P.S: Here is the function I have written for one region (10by10) lat*lon.
upscaling <- function(file, variable, start.time=1, count.time=1)
{
library(ncdf) # load ncdf library to manipulate ncdf data
ncdata <- open.ncdf(file); # open ncdf file
lon <- get.var.ncdf(ncdata, "lon");
lat <- get.var.ncdf(ncdata, "lat");
time <- get.var.ncdf(ncdata, "time");
start.lon <- 1
end.lon <- length(lon)
start.lat <- 1
end.lat <- length(lat)
count.lon <- end.lon - start.lon + 1; # count number of longitude
count.lat <- end.lat - start.lat + 1; # count number of latitude
dat <- get.var.ncdf(ncdata, variable, start=c(start.lon, start.lat, 1),
count=c(count.lon, count.lat, 1))
temp.data<- array(0,dim=c(10,10))
for (i in 1:10)
{
for (j in 1:10)
{
temp.data <- mean(dat[i,j,])
}
}
}
There is no need to make a messy loop to spatially aggregate your data. Just use the aggregate function in the raster package:
library(raster)
a=matrix(data=c(1:100),nrow=10,ncol=10)
a=raster(a)
ra <- aggregate(a, fact=5, fun=mean) #fact=5 will aggregate using a 5x5 window
ra=as.matrix(ra)
ra
Now for your netcdf data, use raster's rasterFromXYZ to create the raster that can then be aggregated with the above method. Bonus includes the option to define your projection as an argument in the function so you end up with a georeferenced object at the end. This is important because if you aggregate your data without it you will then have to figure out by hand how to georeference the resulting matrix.

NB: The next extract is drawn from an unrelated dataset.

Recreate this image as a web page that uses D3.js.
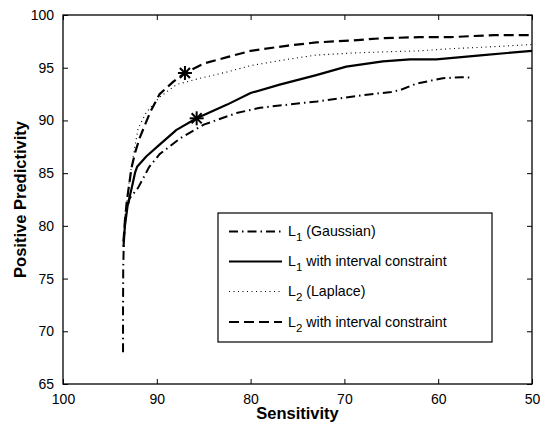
<!DOCTYPE html>
<html><head><meta charset="utf-8">
<script src="https://cdn.jsdelivr.net/npm/d3@7"></script>
<style>body{margin:0;background:#fff}svg{display:block}text{font-family:"Liberation Sans",Arial,Helvetica,sans-serif}</style>
</head><body><svg id="c" width="540" height="425"></svg>
<script>
const xTicks = [100, 90, 80, 70, 60, 50];
const yTicks = [65, 70, 75, 80, 85, 90, 95, 100];

const gaussSens = [93.6, 93.6, 93.58, 93.5, 93.3, 92.9, 92.0, 90.8, 89.7, 87.5, 85.0, 81.5, 79.0, 75.0, 72.9, 68.0, 65.0, 64.0, 62.3, 59.5, 57.5, 56.4];
const gaussPPV  = [68.0, 72.0, 76.0, 79.0, 81.2, 82.6, 83.6, 85.6, 86.8, 88.3, 89.6, 90.7, 91.2, 91.6, 91.8, 92.4, 92.7, 92.9, 93.5, 94.0, 94.1, 94.05];

const solidSens = [93.55, 93.4, 93.1, 92.7, 92.3, 92.1, 91.1, 89.7, 87.9, 85.75, 82.5, 80.0, 76.9, 73.0, 69.8, 65.9, 63.0, 60.2, 55.2, 50.0];
const solidPPV  = [78.0, 80.0, 82.0, 83.5, 85.1, 85.6, 86.6, 87.7, 89.1, 90.2, 91.5, 92.6, 93.4, 94.3, 95.1, 95.6, 95.8, 95.8, 96.2, 96.6];

const dotSens = [93.55, 93.3, 92.9, 92.3, 92.0, 91.1, 89.7, 87.9, 85.4, 82.5, 80.0, 76.0, 73.0, 69.0, 65.9, 62.0, 58.7, 54.0, 50.0];
const dotPPV  = [78.5, 81.5, 84.5, 87.7, 89.2, 90.8, 92.2, 93.4, 94.0, 94.6, 95.2, 95.8, 96.2, 96.4, 96.5, 96.6, 96.8, 97.0, 97.2];

const dashSens = [93.55, 93.4, 93.2, 92.7, 92.3, 91.8, 90.7, 89.7, 88.2, 87.0, 85.0, 82.5, 80.0, 76.0, 73.0, 69.0, 65.9, 62.0, 58.7, 54.0, 50.0];
const dashPPV  = [78.5, 80.5, 82.3, 85.5, 87.0, 88.4, 90.8, 92.5, 93.7, 94.5, 95.4, 96.0, 96.6, 97.1, 97.4, 97.6, 97.8, 97.9, 97.9, 98.1, 98.1];

const markerSens = [87.0, 85.75];
const markerPPV  = [94.5, 90.2];

const seriesNames = ["(Gaussian)", "with interval constraint", "(Laplace)", "with interval constraint"];
const seriesSub = ["1", "1", "2", "2"];

const L = 63, R = 532, T = 15, B = 384;
const svg = d3.select("#c");
const x = d3.scaleLinear().domain([100, 50]).range([L, R]);
const y = d3.scaleLinear().domain([65, 100]).range([B, T]);

const styles = [
  {w: 2, dash: "9,4,1.5,4"},
  {w: 2.2, dash: null},
  {w: 1.1, dash: "1,3.5"},
  {w: 2.2, dash: "10,5"}
];
const series = [
  d3.zip(gaussSens, gaussPPV),
  d3.zip(solidSens, solidPPV),
  d3.zip(dotSens, dotPPV),
  d3.zip(dashSens, dashPPV)
];

svg.append("defs").append("clipPath").attr("id", "clip")
  .append("rect").attr("x", L).attr("y", T).attr("width", R - L).attr("height", B - T);

const tl = 5;
svg.append("g").attr("transform", `translate(0,${B})`)
  .call(d3.axisBottom(x).tickValues(xTicks).tickSize(-tl).tickPadding(10).tickFormat(d3.format("d")))
  .call(g => g.select(".domain").remove());
svg.append("g").attr("transform", `translate(0,${T})`)
  .call(d3.axisTop(x).tickValues(xTicks).tickSize(-tl).tickFormat(""))
  .call(g => g.select(".domain").remove());
svg.append("g").attr("transform", `translate(${L},0)`)
  .call(d3.axisLeft(y).tickValues(yTicks).tickSize(-tl).tickPadding(9).tickFormat(d3.format("d")))
  .call(g => g.select(".domain").remove());
svg.append("g").attr("transform", `translate(${R},0)`)
  .call(d3.axisRight(y).tickValues(yTicks).tickSize(-tl).tickFormat(""))
  .call(g => g.select(".domain").remove());
svg.selectAll(".tick line").attr("stroke", "#000").attr("stroke-width", 1);
svg.selectAll(".tick text").attr("font-size", 14).attr("fill", "#000");

svg.append("rect").attr("x", L).attr("y", T).attr("width", R - L).attr("height", B - T)
  .attr("fill", "none").attr("stroke", "#000").attr("stroke-width", 1.3);

const line = d3.line().x(d => x(d[0])).y(d => y(d[1]));
const plot = svg.append("g").attr("clip-path", "url(#clip)");
series.forEach((s, i) => {
  plot.append("path").attr("d", line(s)).attr("fill", "none").attr("stroke", "#000")
    .attr("stroke-width", styles[i].w).attr("stroke-dasharray", styles[i].dash)
    .attr("stroke-linejoin", "round");
});

const ms = 7;
d3.zip(markerSens, markerPPV).forEach(([sx, sy]) => {
  const cx = x(sx), cy = y(sy);
  const g = svg.append("g").attr("stroke", "#000").attr("stroke-width", 2);
  [[ms, 0], [0, ms], [ms * 0.72, ms * 0.72], [ms * 0.72, -ms * 0.72]].forEach(([dx, dy]) => {
    g.append("line").attr("x1", cx - dx).attr("y1", cy - dy).attr("x2", cx + dx).attr("y2", cy + dy);
  });
});

const lg = svg.append("g");
lg.append("rect").attr("x", 218).attr("y", 213).attr("width", 274).attr("height", 129)
  .attr("fill", "#fff").attr("stroke", "#000").attr("stroke-width", 1.2);
const rowY = [231.5, 261.5, 291.5, 322];
seriesNames.forEach((n, i) => {
  lg.append("line").attr("x1", 229).attr("x2", 282).attr("y1", rowY[i]).attr("y2", rowY[i])
    .attr("stroke", "#000").attr("stroke-width", styles[i].w).attr("stroke-dasharray", styles[i].dash);
  const t = lg.append("text").attr("x", 288).attr("y", rowY[i] + 4.5).attr("font-size", 14.2).attr("fill", "#000");
  t.append("tspan").text("L");
  t.append("tspan").attr("dy", 5).attr("font-size", 11.5).text(seriesSub[i]);
  t.append("tspan").attr("dy", -5).text(" " + n);
});

svg.append("text").attr("x", (L + R) / 2).attr("y", 419).attr("text-anchor", "middle")
  .attr("font-size", 16.5).attr("font-weight", "bold").text("Sensitivity");
svg.append("text").attr("transform", `translate(26,${(T + B) / 2}) rotate(-90)`).attr("text-anchor", "middle")
  .attr("font-size", 16.5).attr("font-weight", "bold").text("Positive Predictivity");
</script></body></html>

EDIT: If you want a resulting raster with the same dimensions as the original one, disaggregate the data right after aggregating it. While this seems redundant, these raster methods are very fast.
library(raster)
a=matrix(data=c(1:100),nrow=10,ncol=10)
a=raster(a)
ra <- aggregate(a, fact=5, fun=mean) #fact=5 will aggregate using a 5x5 window
ra <- disaggregate(ra, fact=5)
ra=as.matrix(ra)
ra
If you grid definitions follow standard netcdf conventions, then you might be able to remap using the CDO remapping functions. For first order conservative remapping you can try
cdo remapcon,grid_specification_here in.nc out.nc
Note that the answer given above is approximate, and not quite correct as the grid cell size is not the same as a function of latitude. The size of the error is likely small for this particular task as the cell sizes are fine, but nevertheless the answer will be slightly off.